De leur côté, les pays pauvres ont vu leurs politiques de pêche affaiblies par la corruption et la vente de droits de pêche aux flottes étrangères provenant d'Asie, des Etats-Unis et d'Europe. Il existe souvent peu de limites sur le volume des prises de ces flottes ont le droit prélever et peu d'efforts pour réguler leur activité.

"La transparence de la prise de décision est au coeur du problème", souligne Marta Coll, co-auteure de l'étude et chercheuse à l'université Dalhousie à Halifax (Canada) et à l'Institut des sciences de la mer en Espagne. Si les réglementations de pêche "sont fortement influencées par les pressions politiques ou la corruption, il est peu probable que de bonnes recommandations scientifiques conduisent jamais à des règles adaptées".

"L'étude souligne le rôle essentiel que la pauvreté et les systèmes de gouvernance jouent dans le déclin de la durabilité des pêcheries", souligne Joshua Cinner, un chercheur de l'université James Cook en Australie, qui n'a pas participé aux recherches. Ce constat est "très cohérent avec un article que nous avons récemment publié, montrant que le développement économique était le principal moteur de la surpêche dans les récifs coralliens de l'ouest de l'océan Indien."

L'industrie de la pêche au thon constitue un exemple typique de la manière dont les intérêts économiques l'emportent sur l'avis des scientifiques quand il s'agit de limiter les prises. Dans le monde entier, les commissions chargées de réglementer le secteur sont accusées par les écologistes d'autoriser des quotas de pêche qui conduiront à terme à l'extinction de la ressource.

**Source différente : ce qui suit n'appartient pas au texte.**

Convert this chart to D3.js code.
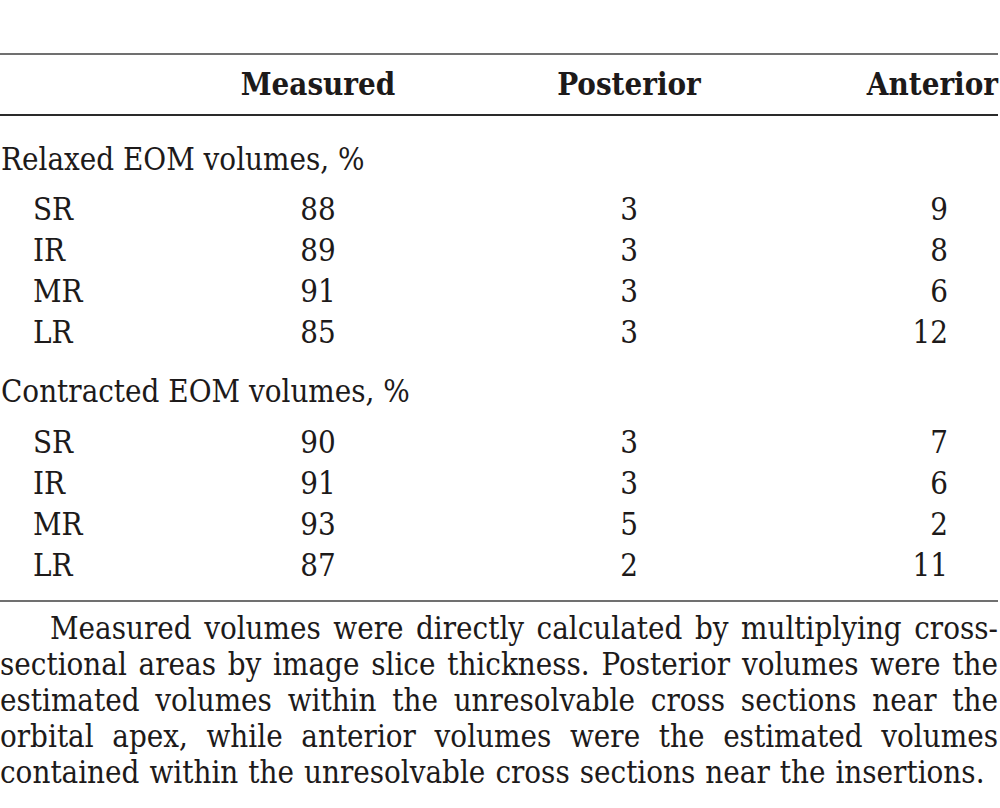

Les scientifiques ont par exemple recommandé une limitation des prises à 15.000 tonnes par an pour le thon rouge en Méditerranée. Pourtant, la Commission internationale pour la Conservation du thon de l'Atlantique (CICTA) a autorisé en novembre un quota de 22.000 tonnes par an et a aussi autorisé la pêche durant les mois de frai des poissons, une période cruciale pour leur reproduction.